The sermon challenges us to recognize that the promises of God’s house—peace, prosperity, and protection—are good, but they are not the destination. God calls us to more: to meet Him face to face, to move from comfort to calling, from religion to relationship. Like Jacob, we must be willing to lose our “hip”—the thing we most depend on—to gain a deeper walk with God.

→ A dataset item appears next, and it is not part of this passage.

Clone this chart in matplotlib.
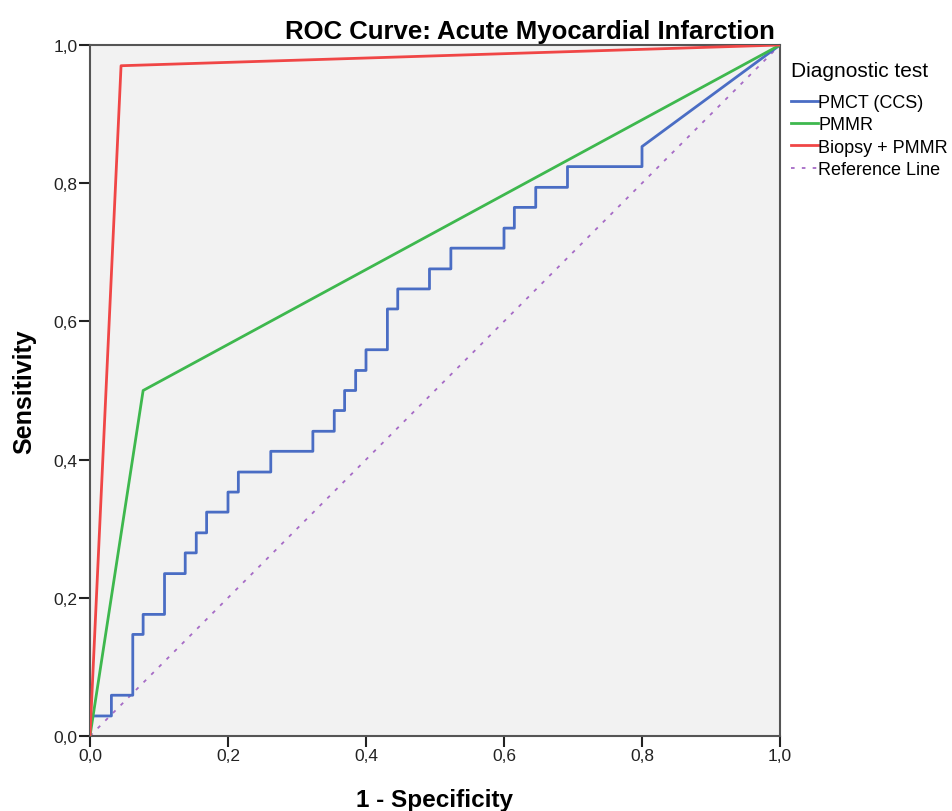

Finally, through Luke 18, we learn that this covenant life is sustained through persistent prayer. The widow’s relentless cry before the unjust judge mirrors our need to “wrestle” in prayer—faith that refuses to quit until God’s presence and purpose are revealed. Tabi reminds us that a Christian who does not pray is a believer who cannot wrestle, and without wrestling, there can be no blessing.

Key Takeaways:

  • The new covenant is personal—God’s law written on your heart, not just inherited from tradition.
  • Jacob’s story shows that every believer must move from knowing about God to encountering God.
  • True encounter requires isolation, wrestling, and surrender.
  • God often breaks our strength to make us dependent on His grace.
  • Persistent prayer is the believer’s way of wrestling until blessing comes.
  • When God changes your name, He aligns your identity with your destiny.
  • Returning to Bethel—“El Bethel”—means no longer just living in God’s house but knowing the God of the house.

Reflection: Will you stay content with just dwelling in God’s house, or will you dare to wrestle until you meet the God of the house?